Identification Field

A 16-bit field in the IPv4 header that uniquely identifies a datagram, used to reassemble fragments if the datagram is split due to MTU constraints.

Flags Field

A 3-bit field in the IPv4 header for fragmentation control: 1st bit (reserved), 2nd bit (do not fragment, if set, packet cannot be fragmented), 3rd bit (more fragments, set to 1 except for the last fragment).

Fragmentation Offset Field

A 13-bit field in the IPv4 header that indicates the position of a fragment relative to the original datagram, measured in 8-byte units.

Time to Live (TTL) Field

An 8-bit field in the IPv4 header that limits the number of hops (routers) a datagram can traverse, decremented by each router; the packet is discarded if it reaches 0.

Protocol Field

An 8-bit field in the IPv4 header that identifies the higher-level protocol (e.g., ICMP = 1, IGMP = 2, TCP = 6, UDP = 17, OSPF = 189) to which the datagram’s payload is passed.

Checksum Field

A 16-bit field in the IPv4 header used for error checking of the header only, calculated by summing 16-bit words, wrapping the sum, and taking the one’s complement.

Source Address Field

A 32-bit field in the IPv4 header that specifies the IPv4 address of the sender of the datagram.

Destination Address Field

A 32-bit field in the IPv4 header that specifies the IPv4 address of the intended recipient of the datagram.

Options Field

A variable-length field (up to 40 bytes) in the IPv4 header used for network testing and debugging, including options like no operation, end of option, record route, strict/loose source route, and timestamp.

No Operation Option

A 1-byte option in the IPv4 header used as a filler between other options for alignment purposes.

End of Option

A 1-byte option in the IPv4 header used for padding to mark the end of the options field.

Record Route Option

An IPv4 header option that records the addresses of up to 9 routers that handle the datagram, used for debugging network paths.

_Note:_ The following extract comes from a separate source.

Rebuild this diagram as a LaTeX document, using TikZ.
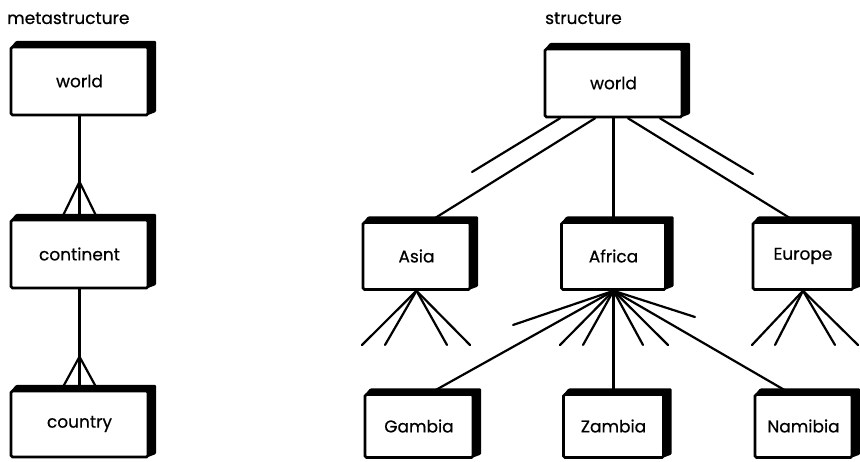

Strict Source Route Option

An IPv4 header option that specifies the exact sequence of routers a datagram must follow, used for testing or security purposes.

Loose Source Route Option

An IPv4 header option that suggests a list of routers to visit but allows the datagram to pass through other routers as well.

Timestamp Option

An IPv4 header option that records the time a router processes the datagram, used to measure network latency.

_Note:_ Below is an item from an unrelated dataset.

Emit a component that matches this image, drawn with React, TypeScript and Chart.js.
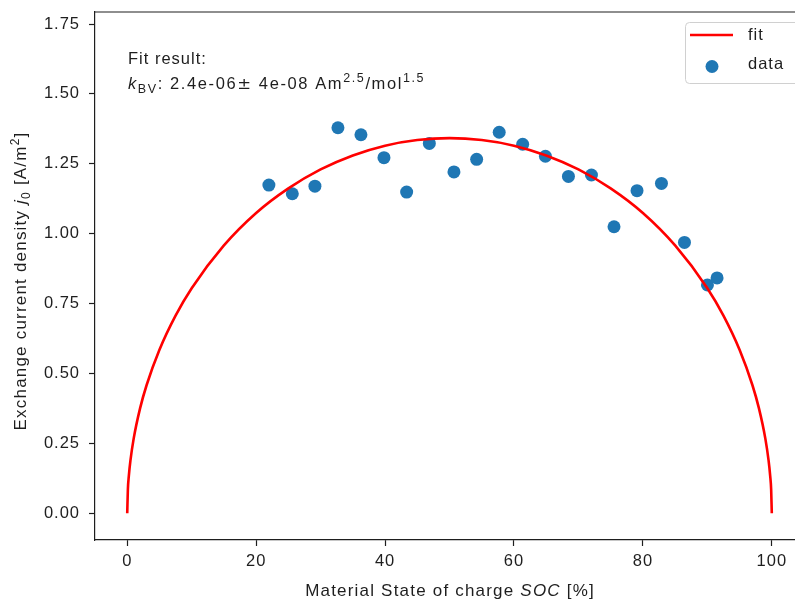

Maximum Transfer Unit (MTU)

The maximum size of the data field in a data link layer frame, defined by the protocol (e.g., Ethernet: 1,500 bytes, PPP: 296 bytes), requiring fragmentation if a datagram exceeds this size.

Fragmentation

The process of dividing an IPv4 datagram into smaller fragments to fit within a network’s MTU, with each fragment carrying its own header and reassembled at the destination.

IPv6

a 128-bit addressing protocol designed to overcome IPv4’s limitations, such as address depletion, and to support real-time transmission and security (IPsec).

Address Depletion

The exhaustion of IPv4’s 32-bit address space (~4.3 billion addresses), a key reason for developing IPv6 with its 128-bit address space (~340 undecillion addresses).

IPv6 Packet

The basic unit of data in IPv6, consisting of a fixed 40-byte base header (with fields like version, traffic class, and source/destination addresses) and a payload (data and optional extension headers).

IPv6 Base Header

A fixed 40-byte header in an IPv6 packet containing fields: version (6), traffic class, flow label, payload length, next header, hop limit, source address (128 bits), and destination address (128 bits).

Traffic Class Field

An 8-bit field in the IPv6 header that specifies quality of service (QoS) requirements for different payload delivery needs, similar to IPv4’s TOS.

Flow Label Field

A 20-bit field in the IPv6 header that identifies packets belonging to the same data flow (e.g., a video stream), enabling routers to provide consistent handling.

Payload Length Field

A 2-byte field in the IPv6 header that specifies the length of the datagram’s payload (excluding the base header), up to 65,535 bytes.

Next Header Field

An 8-bit field in the IPv6 header that indicates the type of the first extension header (e.g., fragmentation) or the payload’s protocol (e.g., TCP, UDP).

Hop Limit Field

An 8-bit field in the IPv6 header that limits the number of routers a packet can traverse, decremented by each router; the packet is discarded if it reaches 0 (equivalent to IPv4’s TTL).

Extension Headers

Optional headers in IPv6 that replace IPv4’s options, used for additional functionality like fragmentation, routing, or security, placed between the base header and payload.

Dual Stack

A transition strategy where a device runs both IPv4 and IPv6 protocols simultaneously, allowing communication with both IPv4 and IPv6 systems during the transition period.

Tunneling

A transition strategy where IPv6 packets are encapsulated in IPv4 packets to travel over IPv4 networks, extracted at the exit point to continue on IPv6 networks.

Header Translation

A transition strategy that converts IPv6 packets to IPv4 packets (or vice versa) for compatibility, involving steps like extracting IPv4 addresses from IPv6 mapped addresses and calculating IPv4 checksums.

IPv6 Mapped Address

An IPv6 address format that embeds an IPv4 address in the rightmost 32 bits, used during header translation to enable communication between IPv6 and IPv4 systems.